Director – Burt Kennedy, Screenplay – Robert Chamblee & Edward Mann, Based on the Novel by Jim Thompson, Producer – Michael W. Leighton, Photography – William A. Fraker, Music – Tim McIntire & John Rubinstein, Special Effects – Larry Cavanaugh. Production Company – Devi Production Systems
Stacy Keach (Lou Ford), Susan Tyrrell (Joyce Lakeland), Tisha Sterling (Amy Stanton), Don Stroud (Elmer Conway), Keenan Wynn (Chester Conway), John Dehner (Bob Maples), Pepe Serna (Johnny Lopez), John Carradine (Dr Jason Smith)
Lou Ford is the sheriff’s deputy of Central Mining Town, Montana. He is friendly with all the locals and makes a virtue of never carrying a gun. However, Lou also has a dark side to his personality and beats up hooker Joyce Lakeland. Joyce then shows Mayor Chester Conway the bruises, claiming that Conway’s drunken, brawling son Elmer did it and demanding $50,000 for her silence. Conway gives Ford the money to pay her off and run Joyce out of town. Instead, Ford kills both Joyce and Elmer and contrives to have the murder pinned on another man.

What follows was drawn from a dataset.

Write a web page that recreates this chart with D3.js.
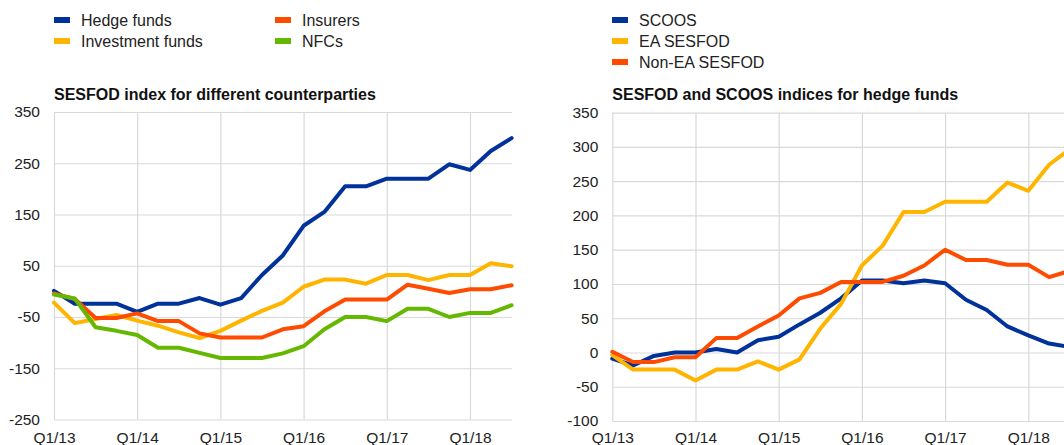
<!DOCTYPE html>
<html>
<head>
<meta charset="utf-8">
<script src="https://cdn.jsdelivr.net/npm/d3@7"></script>
<style>
  body { margin: 0; background: #fff; }
  svg { display: block; font-family: Arial, "Liberation Sans", sans-serif; }
</style>
</head>
<body>
<svg id="chart" width="1064" height="445"></svg>
<script>
// quarters Q1/13 .. Q3/18
const quarters = ['Q1/13','Q2/13','Q3/13','Q4/13','Q1/14','Q2/14','Q3/14','Q4/14',
  'Q1/15','Q2/15','Q3/15','Q4/15','Q1/16','Q2/16','Q3/16','Q4/16',
  'Q1/17','Q2/17','Q3/17','Q4/17','Q1/18','Q2/18','Q3/18'];
const xTickLabels = ['Q1/13','Q1/14','Q1/15','Q1/16','Q1/17','Q1/18'];

// left panel: SESFOD index for different counterparties
const hedgeFunds = [1, -24, -24, -24, -40, -24, -24, -13, -26, -13, 32, 70, 128, 155, 205, 205, 220, 220, 220, 248, 237, 274, 299];
const investmentFunds = [-22, -62, -54, -46, -57, -67, -80, -91, -77, -57, -38, -22, 9, 23, 23, 15, 32, 32, 22, 32, 32, 55, 49];
const insurers = [-4, -15, -52, -52, -43, -58, -58, -82, -90, -90, -90, -74, -68, -39, -16, -16, -16, 13, 5, -3, 4, 4, 12];
const nfcs = [-6, -14, -70, -77, -85, -110, -110, -120, -130, -130, -130, -121, -107, -74, -50, -50, -58, -34, -34, -50, -42, -42, -27];
const leftTicks = [350, 250, 150, 50, -50, -150, -250];

// right panel: SESFOD and SCOOS indices for hedge funds
const scoos = [-9, -19, -5, 0, 0, 5, 0, 18, 23, 41, 58, 79, 105, 105, 101, 105, 101, 77, 62, 38, 25, 13, 8];
const eaSesfod = [-4, -25, -25, -25, -41, -25, -25, -13, -25, -10, 35, 71, 127, 156, 205, 205, 220, 220, 220, 248, 236, 274, 297];
const nonEaSesfod = [1, -14, -14, -7, -7, 21, 21, 38, 54, 79, 87, 103, 103, 103, 112, 127, 150, 135, 135, 128, 128, 110, 119];
const rightTicks = [350, 300, 250, 200, 150, 100, 50, 0, -50, -100];

const blue = '#003299', yellow = '#ffb400', orange = '#ff4b00', green = '#65b800';

const svg = d3.select('#chart');

function panel(opts) {
  const g = svg.append('g');
  const x = d3.scaleLinear().domain([0, quarters.length - 1]).range([opts.left, opts.left + 22 * 20.8]);
  const y = d3.scaleLinear().domain(opts.domain).range([opts.bottom, opts.top]);

  // horizontal grid + y labels (plain hyphen for negatives)
  const yAxis = g.append('g')
    .attr('transform', `translate(${opts.left},0)`)
    .call(d3.axisLeft(y).tickValues(opts.ticks).tickSize(-(opts.gridRight - opts.left)).tickPadding(14).tickFormat(d => String(d)));
  yAxis.select('.domain').remove();
  yAxis.selectAll('line').attr('stroke', '#d9d9d9').attr('stroke-width', 1.2);
  yAxis.selectAll('text').attr('font-size', 15.5).attr('fill', '#222');

  // vertical grid + x labels
  const idx = xTickLabels.map(l => quarters.indexOf(l));
  const xAxis = g.append('g')
    .attr('transform', `translate(0,${opts.bottom})`)
    .call(d3.axisBottom(x).tickValues(idx).tickSize(-(opts.bottom - opts.top)).tickPadding(opts.xPad)
      .tickFormat(i => quarters[i]));
  xAxis.select('.domain').remove();
  xAxis.selectAll('line').attr('stroke', '#d9d9d9').attr('stroke-width', 1.2);
  xAxis.selectAll('text').attr('font-size', 15.5).attr('fill', '#222');

  // title
  g.append('text').attr('x', opts.left).attr('y', 100)
    .attr('font-size', 16).attr('font-weight', 'bold').attr('fill', '#111')
    .text(opts.title);

  const line = d3.line().x((d, i) => x(i)).y(d => y(d));
  opts.series.forEach(s => {
    g.append('path').datum(s.values)
      .attr('d', line)
      .attr('fill', 'none')
      .attr('stroke', s.color)
      .attr('stroke-width', 4)
      .attr('stroke-linejoin', 'round')
      .attr('stroke-linecap', 'round');
  });

  // legend
  opts.legend.forEach(item => {
    g.append('rect').attr('x', item.x).attr('y', item.y - 3).attr('width', 16).attr('height', 6).attr('fill', item.color);
    g.append('text').attr('x', item.x + 27).attr('y', item.y).attr('dy', '0.36em')
      .attr('font-size', 16).attr('fill', '#222').text(item.name);
  });
}

panel({
  left: 54, top: 112, bottom: 419.5, gridRight: 512, xPad: 12.2,
  domain: [-250, 350], ticks: leftTicks,
  title: 'SESFOD index for different counterparties',
  series: [
    { values: hedgeFunds, color: blue },
    { values: investmentFunds, color: yellow },
    { values: insurers, color: orange },
    { values: nfcs, color: green }
  ],
  legend: [
    { name: 'Hedge funds', color: blue, x: 54, y: 20 },
    { name: 'Investment funds', color: yellow, x: 54, y: 41 },
    { name: 'Insurers', color: orange, x: 275, y: 20 },
    { name: 'NFCs', color: green, x: 275, y: 41 }
  ]
});

panel({
  left: 612.3, top: 112.7, bottom: 421, gridRight: 1070, xPad: 10.7,
  domain: [-100, 350], ticks: rightTicks,
  title: 'SESFOD and SCOOS indices for hedge funds',
  series: [
    { values: scoos, color: blue },
    { values: eaSesfod, color: yellow },
    { values: nonEaSesfod, color: orange }
  ],
  legend: [
    { name: 'SCOOS', color: blue, x: 612, y: 20 },
    { name: 'EA SESFOD', color: yellow, x: 612, y: 41 },
    { name: 'Non-EA SESFOD', color: orange, x: 612, y: 62 }
  ]
});
</script>
</body>
</html>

The Killer Inside Me is an interesting and relatively obscure psycho thriller. It is based on a classic crime novel of the 1950s, which had been announced several times as a screen adaptation over the years.
The film’s focus is the genial and universally liked character of Stacy Keach’s deputy. His friendly laidback rapport with the locals and commonsense attitude to law enforcement is well established during the film’s early section. The film takes considerable delight in contrasting the wholesome surface goodness of the character with a Mr Hyde that lies beneath who is gradually built, through an interesting series of inner monologues, up into a demonic woman beater and someone who appears to be manipulating the situation for the pure hell of it. Stacy Keach offhandedly describes his motivation: “When things get a little rough I go out and kill a few people – that’s all”. Earlier, in a moment of striking insight, he comments: “I’ve got my feet planted on both sides of the fence. I planned it that way a long time ago. I can’t jump. All I’ve got to do is wait until I split right down the middle.”
Stacy Keach plays to the fullness of the character’s ambiguity – it is to his credit that the film leaves one never sure where it is going from one minute to the next. There are also fine performances from Don Stroud, Keenan Wynn and particularly from Susan Tyrrell as the tough-as-nails blackmailing whore who longs to find a Real Man and even appears to welcome Stacy Keach beating her. This is a film that is probably well worth discovery.
The film was remade as The Killer Inside Me (2010) by director Michael Winterbottom, which returns more closely to the source novel and original 1950s time period and features Casey Affleck as the disturbed deputy and Jessica Alba as Joyce.
Director Burt Kennedy used to specialize in Westerns, most notably the likes of Return of the Seven (1966), Support Your Local Sheriff (1969) and Hannie Caulder (1971). His one other venture into genre material was the science-fiction film Suburban Commando (1991).
The film is based on a pulp novel from crime writer Jim Thomspon that was originally published in 1952. Jim Thompson’s works have also formed a number of other films such as The Getaway (1972), After Dark, My Sweet (1990), The Grifters (1990) and The Getaway (1994). Thomspon also wrote the scripts for The Killing (1956) and Paths of Glory (1957) for Stanley Kubrick.